--- start Entries provided ---

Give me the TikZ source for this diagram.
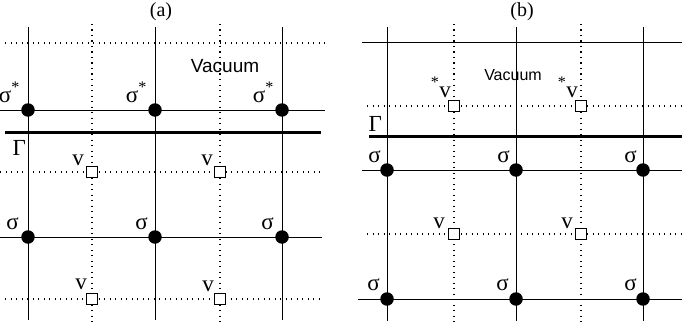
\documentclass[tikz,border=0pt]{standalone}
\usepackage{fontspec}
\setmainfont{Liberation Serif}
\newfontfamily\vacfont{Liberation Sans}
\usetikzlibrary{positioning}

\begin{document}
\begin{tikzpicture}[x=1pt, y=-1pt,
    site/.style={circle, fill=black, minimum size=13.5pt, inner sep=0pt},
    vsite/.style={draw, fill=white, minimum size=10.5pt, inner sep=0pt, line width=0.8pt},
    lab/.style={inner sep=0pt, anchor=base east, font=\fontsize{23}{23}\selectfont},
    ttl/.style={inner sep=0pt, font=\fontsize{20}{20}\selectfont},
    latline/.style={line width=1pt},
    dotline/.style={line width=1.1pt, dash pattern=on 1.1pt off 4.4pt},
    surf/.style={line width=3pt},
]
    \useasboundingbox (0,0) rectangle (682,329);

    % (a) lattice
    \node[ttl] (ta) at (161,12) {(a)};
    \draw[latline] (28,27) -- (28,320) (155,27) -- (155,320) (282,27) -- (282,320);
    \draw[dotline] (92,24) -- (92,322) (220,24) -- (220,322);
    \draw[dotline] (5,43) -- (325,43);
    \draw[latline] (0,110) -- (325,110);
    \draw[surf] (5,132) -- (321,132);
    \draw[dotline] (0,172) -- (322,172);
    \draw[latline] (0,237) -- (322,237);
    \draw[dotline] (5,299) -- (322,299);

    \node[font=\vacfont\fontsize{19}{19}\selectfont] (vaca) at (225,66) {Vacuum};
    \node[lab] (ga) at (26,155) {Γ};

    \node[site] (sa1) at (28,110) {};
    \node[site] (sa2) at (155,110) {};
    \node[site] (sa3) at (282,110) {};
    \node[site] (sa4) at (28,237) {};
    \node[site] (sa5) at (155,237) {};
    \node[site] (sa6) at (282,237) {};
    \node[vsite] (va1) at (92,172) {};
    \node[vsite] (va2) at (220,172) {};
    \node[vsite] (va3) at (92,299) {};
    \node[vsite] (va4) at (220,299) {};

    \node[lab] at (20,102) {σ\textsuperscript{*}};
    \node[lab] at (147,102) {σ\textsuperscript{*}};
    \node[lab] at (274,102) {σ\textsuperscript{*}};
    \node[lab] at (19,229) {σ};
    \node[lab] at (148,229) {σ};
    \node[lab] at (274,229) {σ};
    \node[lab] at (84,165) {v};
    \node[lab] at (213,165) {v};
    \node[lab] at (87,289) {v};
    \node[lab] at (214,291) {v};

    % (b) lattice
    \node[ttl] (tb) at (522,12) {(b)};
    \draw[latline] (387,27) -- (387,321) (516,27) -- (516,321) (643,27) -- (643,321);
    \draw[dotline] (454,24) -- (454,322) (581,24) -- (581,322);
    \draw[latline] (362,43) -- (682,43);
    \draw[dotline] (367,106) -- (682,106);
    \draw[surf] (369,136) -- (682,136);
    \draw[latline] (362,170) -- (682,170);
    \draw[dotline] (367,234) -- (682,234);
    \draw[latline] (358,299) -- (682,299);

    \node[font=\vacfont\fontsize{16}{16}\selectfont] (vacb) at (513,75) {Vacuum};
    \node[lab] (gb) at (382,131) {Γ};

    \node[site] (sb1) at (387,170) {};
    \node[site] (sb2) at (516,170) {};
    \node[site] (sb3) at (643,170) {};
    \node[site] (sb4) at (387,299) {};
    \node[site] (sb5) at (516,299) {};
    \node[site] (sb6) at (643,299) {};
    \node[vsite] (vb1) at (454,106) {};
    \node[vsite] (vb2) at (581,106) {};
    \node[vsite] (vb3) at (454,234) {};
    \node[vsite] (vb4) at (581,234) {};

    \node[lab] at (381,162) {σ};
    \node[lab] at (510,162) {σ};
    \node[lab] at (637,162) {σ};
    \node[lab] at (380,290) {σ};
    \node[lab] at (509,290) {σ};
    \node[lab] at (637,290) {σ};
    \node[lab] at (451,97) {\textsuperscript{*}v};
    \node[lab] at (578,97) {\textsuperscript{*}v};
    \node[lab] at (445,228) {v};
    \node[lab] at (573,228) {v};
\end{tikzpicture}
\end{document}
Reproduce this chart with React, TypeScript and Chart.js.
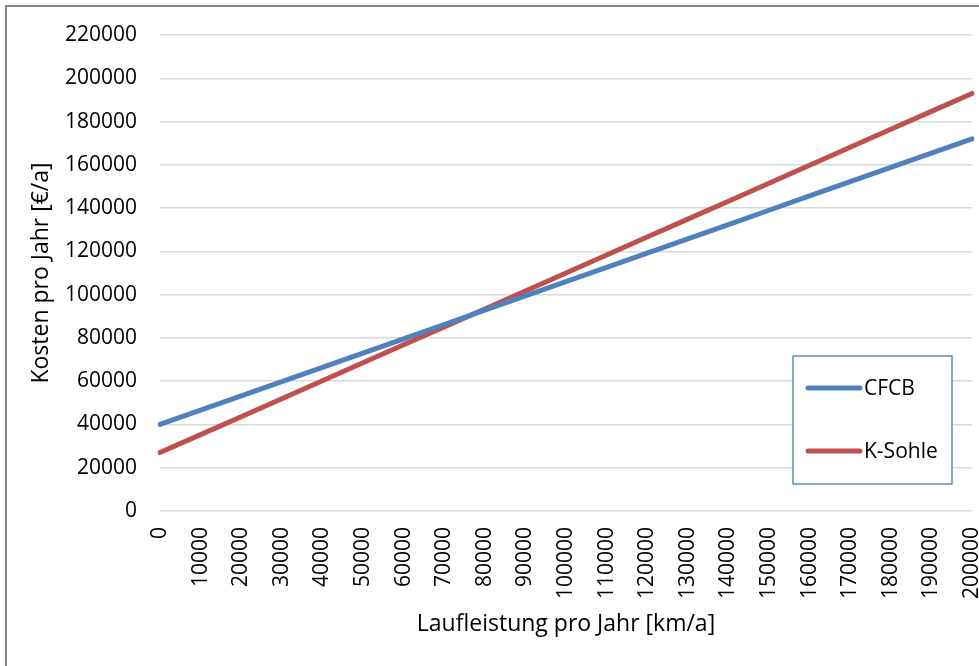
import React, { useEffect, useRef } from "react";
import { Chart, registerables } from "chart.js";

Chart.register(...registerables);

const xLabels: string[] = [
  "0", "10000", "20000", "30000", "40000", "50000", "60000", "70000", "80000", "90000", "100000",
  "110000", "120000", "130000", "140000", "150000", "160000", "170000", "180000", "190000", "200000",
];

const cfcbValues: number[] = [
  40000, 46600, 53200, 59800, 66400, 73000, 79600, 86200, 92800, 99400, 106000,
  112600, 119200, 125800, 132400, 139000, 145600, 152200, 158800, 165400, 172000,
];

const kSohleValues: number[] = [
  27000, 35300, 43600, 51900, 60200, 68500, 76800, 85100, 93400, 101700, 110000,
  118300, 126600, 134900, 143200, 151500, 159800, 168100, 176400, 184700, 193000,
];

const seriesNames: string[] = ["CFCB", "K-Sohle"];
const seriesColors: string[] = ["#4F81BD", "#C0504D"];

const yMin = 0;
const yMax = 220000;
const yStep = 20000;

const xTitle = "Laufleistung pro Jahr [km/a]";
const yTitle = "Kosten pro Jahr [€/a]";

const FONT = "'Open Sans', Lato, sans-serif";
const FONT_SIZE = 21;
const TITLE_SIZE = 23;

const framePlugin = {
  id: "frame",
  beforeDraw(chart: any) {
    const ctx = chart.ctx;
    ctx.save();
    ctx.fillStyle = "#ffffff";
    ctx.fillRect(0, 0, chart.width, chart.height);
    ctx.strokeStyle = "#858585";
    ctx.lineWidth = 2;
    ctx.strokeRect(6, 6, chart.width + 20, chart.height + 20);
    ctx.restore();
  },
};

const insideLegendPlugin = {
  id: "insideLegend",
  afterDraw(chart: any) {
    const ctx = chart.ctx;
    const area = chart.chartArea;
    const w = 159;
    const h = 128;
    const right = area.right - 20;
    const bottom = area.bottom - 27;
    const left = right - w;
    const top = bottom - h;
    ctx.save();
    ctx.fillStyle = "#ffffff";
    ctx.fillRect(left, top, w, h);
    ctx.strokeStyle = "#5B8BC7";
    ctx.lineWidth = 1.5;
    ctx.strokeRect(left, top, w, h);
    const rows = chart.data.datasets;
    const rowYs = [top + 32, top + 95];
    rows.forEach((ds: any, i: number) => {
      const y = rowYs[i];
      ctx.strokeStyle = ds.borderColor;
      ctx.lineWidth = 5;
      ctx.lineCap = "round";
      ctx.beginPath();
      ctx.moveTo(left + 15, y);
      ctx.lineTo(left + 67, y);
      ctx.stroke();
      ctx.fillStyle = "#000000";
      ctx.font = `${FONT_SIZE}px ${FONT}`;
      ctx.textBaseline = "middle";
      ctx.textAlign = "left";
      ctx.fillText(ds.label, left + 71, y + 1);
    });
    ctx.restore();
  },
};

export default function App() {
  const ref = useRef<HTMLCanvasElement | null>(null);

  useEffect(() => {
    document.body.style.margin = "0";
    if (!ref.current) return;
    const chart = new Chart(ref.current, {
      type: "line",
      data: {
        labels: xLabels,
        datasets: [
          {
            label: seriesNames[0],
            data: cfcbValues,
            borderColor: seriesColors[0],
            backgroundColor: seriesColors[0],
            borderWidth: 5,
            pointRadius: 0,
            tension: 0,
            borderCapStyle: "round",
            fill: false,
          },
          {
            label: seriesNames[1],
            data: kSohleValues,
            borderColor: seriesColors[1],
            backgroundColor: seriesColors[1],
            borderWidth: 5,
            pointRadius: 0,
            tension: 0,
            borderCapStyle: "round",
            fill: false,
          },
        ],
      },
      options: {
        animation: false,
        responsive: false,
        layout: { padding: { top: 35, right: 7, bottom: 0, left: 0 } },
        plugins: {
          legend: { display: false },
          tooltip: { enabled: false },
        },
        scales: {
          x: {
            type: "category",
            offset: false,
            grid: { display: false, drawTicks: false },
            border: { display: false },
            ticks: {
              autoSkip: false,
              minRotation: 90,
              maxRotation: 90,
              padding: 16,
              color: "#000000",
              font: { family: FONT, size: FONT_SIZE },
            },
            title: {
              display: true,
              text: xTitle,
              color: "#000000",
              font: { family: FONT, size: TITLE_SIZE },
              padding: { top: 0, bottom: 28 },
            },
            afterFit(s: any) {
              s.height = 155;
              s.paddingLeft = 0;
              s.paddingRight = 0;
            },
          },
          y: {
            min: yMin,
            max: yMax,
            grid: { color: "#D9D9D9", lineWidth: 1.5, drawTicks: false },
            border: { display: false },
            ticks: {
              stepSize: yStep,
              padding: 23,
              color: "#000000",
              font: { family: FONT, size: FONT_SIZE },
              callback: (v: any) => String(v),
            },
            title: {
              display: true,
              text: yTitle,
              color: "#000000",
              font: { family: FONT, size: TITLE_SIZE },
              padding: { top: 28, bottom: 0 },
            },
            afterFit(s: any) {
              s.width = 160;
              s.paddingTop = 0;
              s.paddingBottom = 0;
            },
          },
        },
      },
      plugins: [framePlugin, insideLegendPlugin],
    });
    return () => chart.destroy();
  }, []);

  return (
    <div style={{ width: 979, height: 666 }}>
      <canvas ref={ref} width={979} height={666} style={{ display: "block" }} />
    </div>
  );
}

--- end Entries provided ---
--- start Entries provided ---

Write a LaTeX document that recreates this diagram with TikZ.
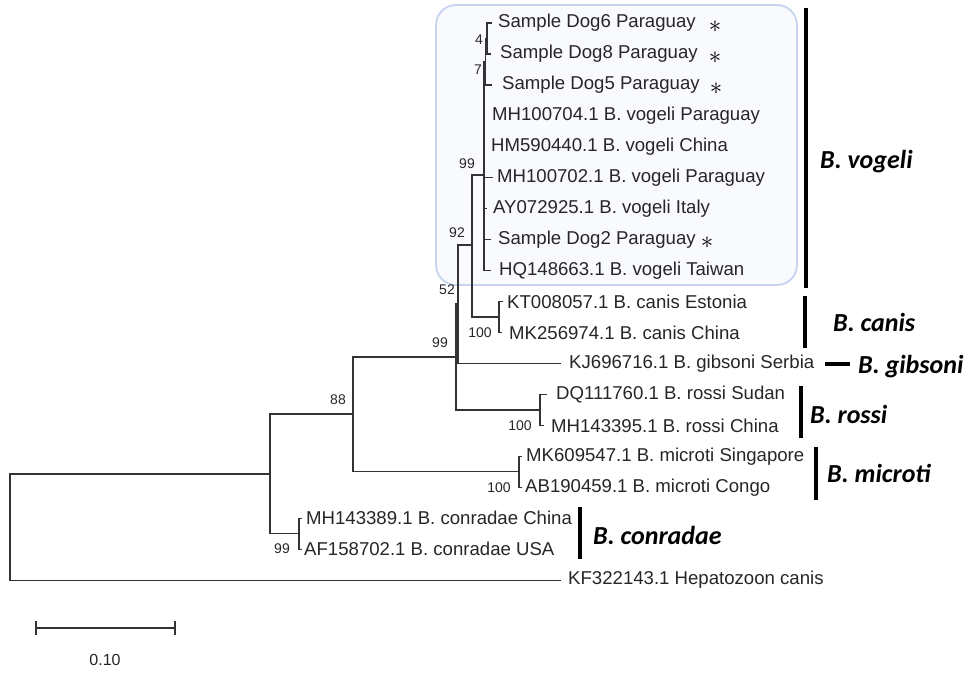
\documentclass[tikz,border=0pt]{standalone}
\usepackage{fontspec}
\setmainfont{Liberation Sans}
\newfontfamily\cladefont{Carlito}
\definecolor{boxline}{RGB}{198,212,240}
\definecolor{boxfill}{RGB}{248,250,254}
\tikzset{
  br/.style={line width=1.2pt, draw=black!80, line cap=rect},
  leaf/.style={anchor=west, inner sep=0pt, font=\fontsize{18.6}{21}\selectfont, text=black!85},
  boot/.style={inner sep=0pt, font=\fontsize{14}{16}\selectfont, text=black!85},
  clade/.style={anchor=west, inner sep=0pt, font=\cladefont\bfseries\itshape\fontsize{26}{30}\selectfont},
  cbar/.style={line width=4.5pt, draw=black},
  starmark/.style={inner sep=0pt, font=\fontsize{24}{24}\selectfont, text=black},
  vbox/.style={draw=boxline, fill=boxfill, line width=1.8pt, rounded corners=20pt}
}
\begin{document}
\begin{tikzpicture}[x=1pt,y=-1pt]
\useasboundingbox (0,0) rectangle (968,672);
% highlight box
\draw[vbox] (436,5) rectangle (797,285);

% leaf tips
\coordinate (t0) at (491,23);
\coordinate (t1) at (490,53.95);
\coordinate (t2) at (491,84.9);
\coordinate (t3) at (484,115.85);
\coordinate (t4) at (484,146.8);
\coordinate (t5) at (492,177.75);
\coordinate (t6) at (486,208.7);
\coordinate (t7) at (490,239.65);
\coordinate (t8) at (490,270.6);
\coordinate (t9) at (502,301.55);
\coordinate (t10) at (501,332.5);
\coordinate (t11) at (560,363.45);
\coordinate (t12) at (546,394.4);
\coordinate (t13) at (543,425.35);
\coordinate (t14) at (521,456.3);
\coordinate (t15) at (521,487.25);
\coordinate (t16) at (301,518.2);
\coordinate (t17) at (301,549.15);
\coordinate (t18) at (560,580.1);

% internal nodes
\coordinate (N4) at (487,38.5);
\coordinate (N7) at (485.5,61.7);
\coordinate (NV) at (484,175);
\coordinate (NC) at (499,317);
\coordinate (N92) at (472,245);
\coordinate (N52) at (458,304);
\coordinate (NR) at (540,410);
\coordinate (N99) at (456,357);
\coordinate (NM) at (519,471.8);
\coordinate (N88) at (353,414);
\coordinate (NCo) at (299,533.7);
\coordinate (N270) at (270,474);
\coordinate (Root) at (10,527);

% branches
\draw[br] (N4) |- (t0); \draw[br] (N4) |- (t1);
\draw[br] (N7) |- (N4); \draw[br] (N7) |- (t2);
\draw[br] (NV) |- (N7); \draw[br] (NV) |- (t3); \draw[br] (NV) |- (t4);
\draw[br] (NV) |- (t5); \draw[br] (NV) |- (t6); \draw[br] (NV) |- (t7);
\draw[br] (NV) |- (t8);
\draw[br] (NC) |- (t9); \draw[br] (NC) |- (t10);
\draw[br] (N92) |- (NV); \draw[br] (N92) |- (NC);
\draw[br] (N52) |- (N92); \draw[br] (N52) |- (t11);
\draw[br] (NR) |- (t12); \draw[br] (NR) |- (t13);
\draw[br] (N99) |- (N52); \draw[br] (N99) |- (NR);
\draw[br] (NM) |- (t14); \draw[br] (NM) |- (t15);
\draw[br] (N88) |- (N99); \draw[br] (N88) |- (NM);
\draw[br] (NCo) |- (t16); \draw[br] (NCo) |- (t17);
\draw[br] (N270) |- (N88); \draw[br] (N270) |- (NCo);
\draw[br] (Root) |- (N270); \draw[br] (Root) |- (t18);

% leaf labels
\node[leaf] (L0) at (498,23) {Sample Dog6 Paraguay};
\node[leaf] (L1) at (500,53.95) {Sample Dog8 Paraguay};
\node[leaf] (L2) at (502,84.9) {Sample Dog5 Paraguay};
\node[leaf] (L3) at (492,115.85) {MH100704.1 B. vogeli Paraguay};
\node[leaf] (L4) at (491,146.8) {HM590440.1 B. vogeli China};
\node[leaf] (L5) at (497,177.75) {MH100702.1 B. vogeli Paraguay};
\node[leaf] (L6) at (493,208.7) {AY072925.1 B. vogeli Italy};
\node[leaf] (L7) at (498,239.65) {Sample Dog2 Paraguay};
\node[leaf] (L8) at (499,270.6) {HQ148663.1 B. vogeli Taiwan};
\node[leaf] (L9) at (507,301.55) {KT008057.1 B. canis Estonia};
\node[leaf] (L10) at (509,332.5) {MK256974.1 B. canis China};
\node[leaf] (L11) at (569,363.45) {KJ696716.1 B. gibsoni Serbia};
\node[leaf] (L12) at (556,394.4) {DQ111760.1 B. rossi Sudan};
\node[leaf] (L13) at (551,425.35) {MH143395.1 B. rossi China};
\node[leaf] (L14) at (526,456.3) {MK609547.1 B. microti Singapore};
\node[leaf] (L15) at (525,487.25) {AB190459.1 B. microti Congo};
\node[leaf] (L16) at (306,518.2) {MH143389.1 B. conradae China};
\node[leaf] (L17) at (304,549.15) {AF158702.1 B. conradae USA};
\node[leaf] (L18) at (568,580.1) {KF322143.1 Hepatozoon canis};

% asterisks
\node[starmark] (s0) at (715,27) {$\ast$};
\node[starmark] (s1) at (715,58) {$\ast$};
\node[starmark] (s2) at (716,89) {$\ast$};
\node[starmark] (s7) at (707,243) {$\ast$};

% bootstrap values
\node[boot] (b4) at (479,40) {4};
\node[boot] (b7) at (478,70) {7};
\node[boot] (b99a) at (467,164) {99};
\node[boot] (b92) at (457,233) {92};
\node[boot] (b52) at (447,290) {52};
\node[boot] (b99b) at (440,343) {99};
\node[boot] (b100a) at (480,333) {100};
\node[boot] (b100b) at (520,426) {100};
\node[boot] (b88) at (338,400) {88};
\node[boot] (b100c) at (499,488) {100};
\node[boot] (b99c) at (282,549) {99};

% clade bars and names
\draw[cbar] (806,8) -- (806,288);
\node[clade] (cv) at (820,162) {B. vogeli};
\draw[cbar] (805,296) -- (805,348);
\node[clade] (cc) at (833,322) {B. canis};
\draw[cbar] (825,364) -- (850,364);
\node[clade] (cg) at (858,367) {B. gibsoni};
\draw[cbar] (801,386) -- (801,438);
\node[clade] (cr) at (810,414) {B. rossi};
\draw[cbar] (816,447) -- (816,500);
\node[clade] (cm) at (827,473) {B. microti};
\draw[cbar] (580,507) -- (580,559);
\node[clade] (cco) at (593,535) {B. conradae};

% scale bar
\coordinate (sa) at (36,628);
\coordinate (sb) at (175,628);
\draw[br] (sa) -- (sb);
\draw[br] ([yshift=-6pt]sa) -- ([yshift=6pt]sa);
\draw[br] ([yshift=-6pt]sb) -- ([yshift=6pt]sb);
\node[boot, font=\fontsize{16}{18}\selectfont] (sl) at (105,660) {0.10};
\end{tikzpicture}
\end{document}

--- end Entries provided ---
--- start Entries provided ---

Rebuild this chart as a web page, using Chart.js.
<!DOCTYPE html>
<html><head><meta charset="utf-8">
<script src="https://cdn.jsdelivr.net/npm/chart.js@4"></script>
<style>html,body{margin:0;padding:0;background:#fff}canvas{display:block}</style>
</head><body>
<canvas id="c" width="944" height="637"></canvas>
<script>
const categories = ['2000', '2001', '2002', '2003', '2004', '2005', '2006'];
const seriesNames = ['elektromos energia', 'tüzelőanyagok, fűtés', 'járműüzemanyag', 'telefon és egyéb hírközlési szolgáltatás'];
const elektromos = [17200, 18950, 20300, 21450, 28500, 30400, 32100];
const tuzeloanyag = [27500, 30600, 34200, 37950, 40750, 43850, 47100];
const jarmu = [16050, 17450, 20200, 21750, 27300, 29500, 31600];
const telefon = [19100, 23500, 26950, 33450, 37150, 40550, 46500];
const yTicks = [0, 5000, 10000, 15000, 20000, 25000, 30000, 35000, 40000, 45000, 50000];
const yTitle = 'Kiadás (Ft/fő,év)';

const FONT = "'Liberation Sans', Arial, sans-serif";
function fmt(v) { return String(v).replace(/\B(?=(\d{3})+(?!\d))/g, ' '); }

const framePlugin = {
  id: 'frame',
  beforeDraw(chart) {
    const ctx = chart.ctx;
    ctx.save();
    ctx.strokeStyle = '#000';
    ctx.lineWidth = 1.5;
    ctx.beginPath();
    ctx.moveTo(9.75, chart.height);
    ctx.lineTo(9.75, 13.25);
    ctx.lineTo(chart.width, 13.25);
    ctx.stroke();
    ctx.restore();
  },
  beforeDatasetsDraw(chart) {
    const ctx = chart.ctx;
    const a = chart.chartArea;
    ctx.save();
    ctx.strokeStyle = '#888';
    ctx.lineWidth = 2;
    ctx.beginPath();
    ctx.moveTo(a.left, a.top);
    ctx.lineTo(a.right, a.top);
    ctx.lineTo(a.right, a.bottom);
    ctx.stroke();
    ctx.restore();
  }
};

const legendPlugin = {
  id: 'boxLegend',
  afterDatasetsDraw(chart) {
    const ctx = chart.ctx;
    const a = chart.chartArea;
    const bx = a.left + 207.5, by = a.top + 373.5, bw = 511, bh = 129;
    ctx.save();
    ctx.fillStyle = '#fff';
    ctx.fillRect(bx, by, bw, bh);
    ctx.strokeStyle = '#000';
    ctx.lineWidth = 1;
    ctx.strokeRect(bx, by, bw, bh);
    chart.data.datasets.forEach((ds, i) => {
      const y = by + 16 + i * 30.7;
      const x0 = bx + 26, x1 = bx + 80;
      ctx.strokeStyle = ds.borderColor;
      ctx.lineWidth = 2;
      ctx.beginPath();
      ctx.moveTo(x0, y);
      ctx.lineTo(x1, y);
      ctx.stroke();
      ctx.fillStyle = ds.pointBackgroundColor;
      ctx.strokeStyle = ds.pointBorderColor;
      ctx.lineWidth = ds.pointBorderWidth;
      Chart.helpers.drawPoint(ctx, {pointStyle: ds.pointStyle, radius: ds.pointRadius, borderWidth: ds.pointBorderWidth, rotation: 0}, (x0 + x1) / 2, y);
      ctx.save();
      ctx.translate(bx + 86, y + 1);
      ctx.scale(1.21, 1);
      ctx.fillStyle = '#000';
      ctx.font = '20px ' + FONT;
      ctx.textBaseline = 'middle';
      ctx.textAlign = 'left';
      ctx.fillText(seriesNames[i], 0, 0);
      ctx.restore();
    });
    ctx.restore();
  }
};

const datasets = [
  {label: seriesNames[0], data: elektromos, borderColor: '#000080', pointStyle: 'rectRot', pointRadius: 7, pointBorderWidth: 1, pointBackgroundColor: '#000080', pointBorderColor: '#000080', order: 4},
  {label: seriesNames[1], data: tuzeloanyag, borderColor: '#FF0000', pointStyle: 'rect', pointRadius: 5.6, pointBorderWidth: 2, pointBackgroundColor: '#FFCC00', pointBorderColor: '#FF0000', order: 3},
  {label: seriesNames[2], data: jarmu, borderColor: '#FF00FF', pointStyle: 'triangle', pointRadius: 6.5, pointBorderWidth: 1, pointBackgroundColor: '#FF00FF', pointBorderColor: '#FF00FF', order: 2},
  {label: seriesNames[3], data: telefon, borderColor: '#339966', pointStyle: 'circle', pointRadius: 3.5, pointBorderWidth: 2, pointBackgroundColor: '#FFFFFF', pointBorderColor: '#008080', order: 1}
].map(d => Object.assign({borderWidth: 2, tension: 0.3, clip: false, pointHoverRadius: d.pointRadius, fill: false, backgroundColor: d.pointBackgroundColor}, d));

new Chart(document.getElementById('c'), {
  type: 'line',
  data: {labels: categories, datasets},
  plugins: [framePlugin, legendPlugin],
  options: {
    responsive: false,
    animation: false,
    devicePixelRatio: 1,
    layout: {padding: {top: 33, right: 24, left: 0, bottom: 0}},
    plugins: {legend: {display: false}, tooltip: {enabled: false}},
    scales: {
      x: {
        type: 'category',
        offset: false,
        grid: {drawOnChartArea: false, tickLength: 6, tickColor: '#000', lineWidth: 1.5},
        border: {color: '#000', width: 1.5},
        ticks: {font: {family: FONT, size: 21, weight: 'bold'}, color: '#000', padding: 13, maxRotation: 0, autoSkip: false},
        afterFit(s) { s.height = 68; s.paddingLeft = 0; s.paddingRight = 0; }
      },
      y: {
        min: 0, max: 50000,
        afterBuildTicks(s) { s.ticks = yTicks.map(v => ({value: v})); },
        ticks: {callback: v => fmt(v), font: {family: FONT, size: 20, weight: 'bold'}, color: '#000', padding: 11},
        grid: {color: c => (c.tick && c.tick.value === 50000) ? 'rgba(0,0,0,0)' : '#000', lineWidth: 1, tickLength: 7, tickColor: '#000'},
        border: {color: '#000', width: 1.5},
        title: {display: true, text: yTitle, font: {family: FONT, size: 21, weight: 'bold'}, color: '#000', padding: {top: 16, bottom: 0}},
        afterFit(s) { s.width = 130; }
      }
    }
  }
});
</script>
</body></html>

--- end Entries provided ---

Stated goal> From the listing above, copy every line that includes the word "this".

Exercise solution>
Give me the TikZ source for this diagram.
Reproduce this chart with React, TypeScript and Chart.js.
Write a LaTeX document that recreates this diagram with TikZ.
Rebuild this chart as a web page, using Chart.js.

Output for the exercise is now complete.